Naturally, therefore, the succession amongst the heirs of Bhagoley opened on 15-6-1957." Till this date the house in suit stands un-partitioned amongst the descendants of Bhagoley Halwai. Consequently there is no specific partition of the house in suit which is opened to physical partition amongst the plaintiffs-appellants as the specific property of their father, Shiam Lral. In the above circumstances the partition in its physical shape will take place amongst all the descendants of Bhagoley, who are legally entitled and alive. Since Bhagoley died leaving both male and female heirs and the house in suit is the dwelling-house of Bhagoley which is wholly occupied by the descendants or the members of the family of Bhagoley, hence I entirely agree with the learned trial court that Section 23 of the Hindu Succession Act does not hit the plaintiff's present suit and the appeal. Since other male members of the family of Bhagoley Halwai have not joined the present suit for partition; hence under Section 23 of the Hindu Succession Act, the plaintiff-appellants, who are merely the female descendants of Bhagoley; does not lie." It is clear from the judgment of the learned Civil Judge that he . was not clear in his mind on the question as to on -what date would the right in favour of the daughters to succeed arise.
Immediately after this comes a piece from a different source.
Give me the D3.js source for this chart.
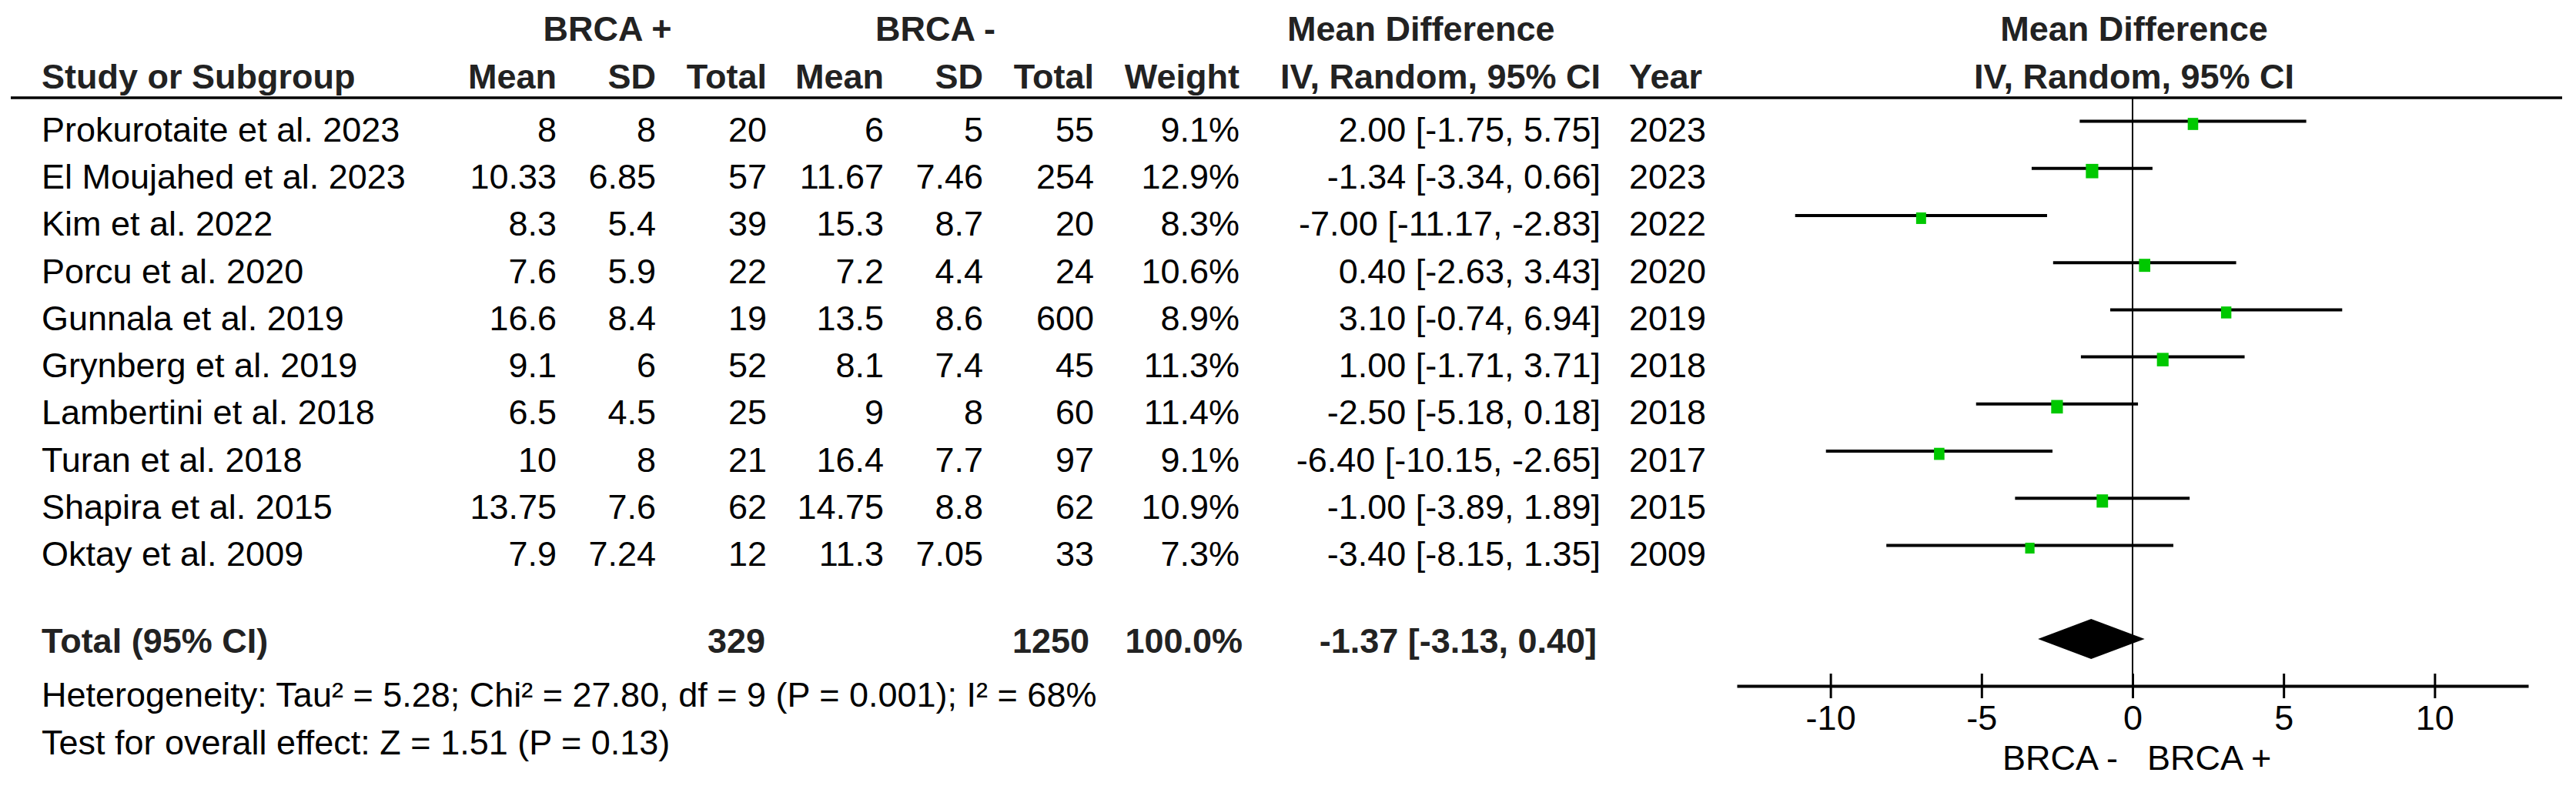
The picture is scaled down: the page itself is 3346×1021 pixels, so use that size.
<!DOCTYPE html>
<html>
<head>
<meta charset="utf-8">
<script src="https://cdn.jsdelivr.net/npm/d3@7"></script>
<style>
  body { margin: 0; background: #fff; }
  text { font-family: "Liberation Sans", Arial, sans-serif; font-size: 45px; fill: #000; }
  .b { font-weight: bold; fill: #222; }
</style>
</head>
<body>
<div id="chart"></div>
<script>
// Study data
const studies = ["Prokurotaite et al. 2023", "El Moujahed et al. 2023", "Kim et al. 2022", "Porcu et al. 2020",
  "Gunnala et al. 2019", "Grynberg et al. 2019", "Lambertini et al. 2018", "Turan et al. 2018",
  "Shapira et al. 2015", "Oktay et al. 2009"];
const meanPos = ["8", "10.33", "8.3", "7.6", "16.6", "9.1", "6.5", "10", "13.75", "7.9"];
const sdPos = ["8", "6.85", "5.4", "5.9", "8.4", "6", "4.5", "8", "7.6", "7.24"];
const totalPos = [20, 57, 39, 22, 19, 52, 25, 21, 62, 12];
const meanNeg = ["6", "11.67", "15.3", "7.2", "13.5", "8.1", "9", "16.4", "14.75", "11.3"];
const sdNeg = ["5", "7.46", "8.7", "4.4", "8.6", "7.4", "8", "7.7", "8.8", "7.05"];
const totalNeg = [55, 254, 20, 24, 600, 45, 60, 97, 62, 33];
const weights = [9.1, 12.9, 8.3, 10.6, 8.9, 11.3, 11.4, 9.1, 10.9, 7.3];
const md = [2.00, -1.34, -7.00, 0.40, 3.10, 1.00, -2.50, -6.40, -1.00, -3.40];
const ciLow = [-1.75, -3.34, -11.17, -2.63, -0.74, -1.71, -5.18, -10.15, -3.89, -8.15];
const ciHigh = [5.75, 0.66, -2.83, 3.43, 6.94, 3.71, 0.18, -2.65, 1.89, 1.35];
const years = [2023, 2023, 2022, 2020, 2019, 2018, 2018, 2017, 2015, 2009];

// Pooled estimate
const total = { nPos: 329, nNeg: 1250, weight: "100.0%", md: -1.37, low: -3.13, high: 0.40 };
const heterogeneity = "Heterogeneity: Tau² = 5.28; Chi² = 27.80, df = 9 (P = 0.001); I² = 68%";
const overall = "Test for overall effect: Z = 1.51 (P = 0.13)";
const axisTicks = [-10, -5, 0, 5, 10];

const width = 3346, height = 1021;

const svg = d3.select("#chart").append("svg")
  .attr("width", width)
  .attr("height", height);

svg.append("rect").attr("width", width).attr("height", height).attr("fill", "#fff");

// Row positions (text baselines)
const y = d3.scaleLinear().domain([0, studies.length - 1]).range([184, 735]);
const totalY = 848;

// Forest plot scale
const x = d3.scaleLinear().domain([-13.1, 13.1]).range([2256, 3284]);
const axisY = 891;

// Column anchors (right aligned)
const cols = [
  { head: "Mean", x: 723, vals: meanPos },
  { head: "SD", x: 852, vals: sdPos },
  { head: "Total", x: 996, vals: totalPos },
  { head: "Mean", x: 1148, vals: meanNeg },
  { head: "SD", x: 1277, vals: sdNeg },
  { head: "Total", x: 1421, vals: totalNeg },
  { head: "Weight", x: 1610, vals: weights.map(w => w.toFixed(1) + "%") },
  { head: "IV, Random, 95% CI", x: 2079, vals: md.map((m, i) => `${m.toFixed(2)} [${ciLow[i].toFixed(2)}, ${ciHigh[i].toFixed(2)}]`) }
];

// Headers
svg.append("text").attr("class", "b").attr("x", 789).attr("y", 53).attr("text-anchor", "middle").text("BRCA +");
svg.append("text").attr("class", "b").attr("x", 1215).attr("y", 53).attr("text-anchor", "middle").text("BRCA -");
svg.append("text").attr("class", "b").attr("x", 1672).attr("y", 53).text("Mean Difference");
svg.append("text").attr("class", "b").attr("x", 2772).attr("y", 53).attr("text-anchor", "middle").text("Mean Difference");
svg.append("text").attr("class", "b").attr("x", 2772).attr("y", 115).attr("text-anchor", "middle").text("IV, Random, 95% CI");
svg.append("text").attr("class", "b").attr("x", 54).attr("y", 115).text("Study or Subgroup");
svg.append("text").attr("class", "b").attr("x", 2116).attr("y", 115).text("Year");

cols.forEach(c => {
  svg.append("text").attr("class", "b").attr("x", c.x).attr("y", 115)
    .attr("text-anchor", "end").text(c.head);
  svg.append("g").selectAll("text")
    .data(c.vals)
    .enter()
    .append("text")
    .attr("x", c.x)
    .attr("y", (d, i) => y(i))
    .attr("text-anchor", "end")
    .text(d => d);
});

// Header rule
svg.append("line")
  .attr("x1", 14).attr("x2", 3328)
  .attr("y1", 127).attr("y2", 127)
  .attr("stroke", "#000").attr("stroke-width", 3.5);

// Study names and years
svg.append("g").selectAll("text")
  .data(studies)
  .enter()
  .append("text")
  .attr("x", 54)
  .attr("y", (d, i) => y(i))
  .text(d => d);

svg.append("g").selectAll("text")
  .data(years)
  .enter()
  .append("text")
  .attr("x", 2116)
  .attr("y", (d, i) => y(i))
  .text(d => d);

// Total row
svg.append("text").attr("class", "b").attr("x", 54).attr("y", totalY).text("Total (95% CI)");
svg.append("text").attr("class", "b").attr("x", 994).attr("y", totalY).attr("text-anchor", "end").text(total.nPos);
svg.append("text").attr("class", "b").attr("x", 1415).attr("y", totalY).attr("text-anchor", "end").text(total.nNeg);
svg.append("text").attr("class", "b").attr("x", 1614).attr("y", totalY).attr("text-anchor", "end").text(total.weight);
svg.append("text").attr("class", "b").attr("x", 2074).attr("y", totalY).attr("text-anchor", "end")
  .text(`${total.md.toFixed(2)} [${total.low.toFixed(2)}, ${total.high.toFixed(2)}]`);

svg.append("text").attr("x", 54).attr("y", 918).text(heterogeneity);
svg.append("text").attr("x", 54).attr("y", 980).text(overall);

// Zero line
svg.append("line")
  .attr("x1", x(0)).attr("x2", x(0))
  .attr("y1", 128).attr("y2", axisY)
  .attr("stroke", "#000").attr("stroke-width", 2);

// CI lines
svg.append("g").selectAll("line")
  .data(md)
  .enter()
  .append("line")
  .attr("x1", (d, i) => x(ciLow[i]))
  .attr("x2", (d, i) => x(ciHigh[i]))
  .attr("y1", (d, i) => y(i) - 26.5)
  .attr("y2", (d, i) => y(i) - 26.5)
  .attr("stroke", "#000").attr("stroke-width", 4);

// Weighted squares
const boxW = d3.scaleSqrt().domain([0, 100]).range([0, 45]);
const boxH = d3.scaleSqrt().domain([0, 100]).range([0, 52]);
svg.append("g").selectAll("rect")
  .data(md)
  .enter()
  .append("rect")
  .attr("x", (d, i) => x(d) - boxW(weights[i]) / 2)
  .attr("y", (d, i) => y(i) - 23 - boxH(weights[i]) / 2)
  .attr("width", (d, i) => boxW(weights[i]))
  .attr("height", (d, i) => boxH(weights[i]))
  .attr("fill", "#00c800");

// Pooled diamond
const dy = 830;
svg.append("path")
  .attr("d", `M${x(total.low)},${dy} L${x(total.md)},${dy - 26} L${x(total.high)},${dy} L${x(total.md)},${dy + 26} Z`)
  .attr("fill", "#000");

// Axis
const axis = svg.append("g")
  .attr("transform", `translate(0,${axisY})`)
  .call(d3.axisBottom(x).tickValues(axisTicks).tickSize(16).tickSizeOuter(0).tickFormat(d3.format("d")));
axis.select(".domain").attr("stroke", "#000").attr("stroke-width", 4);
axis.selectAll(".tick line").attr("y1", -16).attr("stroke", "#000").attr("stroke-width", 3);
axis.selectAll(".tick text")
  .attr("y", 57).attr("dy", null)
  .style("font-family", "'Liberation Sans', Arial, sans-serif")
  .style("font-size", "45px")
  .attr("fill", "#000")
  .text(d => d < 0 ? "-" + Math.abs(d) : d);

// Favours labels
svg.append("text").attr("x", x(0) - 19).attr("y", 1000).attr("text-anchor", "end").text("BRCA -");
svg.append("text").attr("x", x(0) + 19).attr("y", 1000).text("BRCA +");
</script>
</body>
</html>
The date on which Bhagoley died is wholly immaterial for the decision of the present case and in our opinion the learned Munsif was in error when he thought that the succession on the death of Bhagoley and succession on the death of Shiam Lal were interconnected. For the reasons mentioned above we set aside the decrees passed by the learned Munsif dated the 30th of April, 1962 and the learned Additional Civil Judge dated the 23rd May, 1963 and decree the suit of the plaintiffs-appellants to the extent of 1114th in the entire house. The parties will bear their costs in this court but the plaintiffs-appellants shall receive from the defendants-respondents their costs in the Court of the Munsif as also in the Court of the Additional Civil Judge.